I do agree that many on the far right are overhyping the shells, but the simple facts are such that it's both inaccurate and a manipulative disservice to claim that "no WMDs were found". If you want to stop playing their game, then stop playing their game, period.

PatF--the question is whether there was ever any case for this war, and whether or not the American public believes so.

I would be interested in a revised poll on the second part of the original casus belli the supposed Iraqi/Al Qaeda operational ties.

I hate to sound cynical but is anyone really surprised the American people are terribly ininformed/misinformed?
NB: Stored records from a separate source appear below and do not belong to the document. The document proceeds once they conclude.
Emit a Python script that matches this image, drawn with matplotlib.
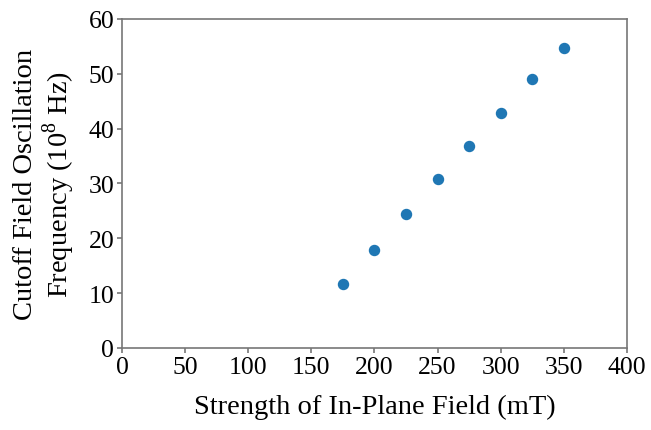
import matplotlib
matplotlib.use("Agg")
import matplotlib.pyplot as plt

field_mT = [175, 200, 225, 250, 275, 300, 325, 350]
freq_1e8Hz = [11.6, 17.9, 24.5, 30.8, 36.9, 42.9, 49.0, 54.8]

plt.rcParams["font.family"] = ["Liberation Serif", "DejaVu Serif"]
plt.rcParams["mathtext.fontset"] = "custom"
plt.rcParams["mathtext.rm"] = "Liberation Serif"

fig = plt.figure(figsize=(6.51, 4.31), dpi=100)
ax = fig.add_axes([0.1874, 0.1903, 0.7756, 0.7633])
ax.scatter(field_mT, freq_1e8Hz, s=52, color="#1f77b4", zorder=3)
ax.set_xlim(0, 400)
ax.set_ylim(0, 60)
ax.set_xticks(range(0, 401, 50))
ax.set_yticks(range(0, 61, 10))
for sp in ax.spines.values():
    sp.set_color("#777777")
    sp.set_linewidth(1.2)
ax.tick_params(colors="#777777", labelcolor="black", labelsize=18.5, length=3.5, width=1.2, pad=2)
ax.set_xlabel("Strength of In-Plane Field (mT)", fontsize=20.5, labelpad=12)
ax.set_ylabel("Cutoff Field Oscillation\nFrequency (10$^{\\mathrm{8}}$ Hz)", fontsize=20.5,
              labelpad=8, linespacing=1.1)
fig.savefig("out.png", dpi=100)
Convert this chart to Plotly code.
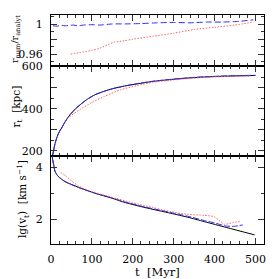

As they say: No one ever went broke underestimating the intelligence of the American people.

I’m skeptical of the idea that the Santorum/Hoekstra effort got much notice and was directly causal in this case. It would be helpful to know how this change breaks down by party affiliation, initial position on the war, preferred media sources, etc. In the meantime, perhaps you can come up with some data that would allow you to examine the intertemporal relation between the belief that Saddam possessed WMD and the belief that Iraq will become a stable democracy (or any number of questions that might get at the somewhat vague construct of a “satisfactory” outcome). If the percentage of people that accept the notion that the invasion of Iraq was mistake has been fairly sticky over period covered by the poll, I would expect these percentages to move inversely over time.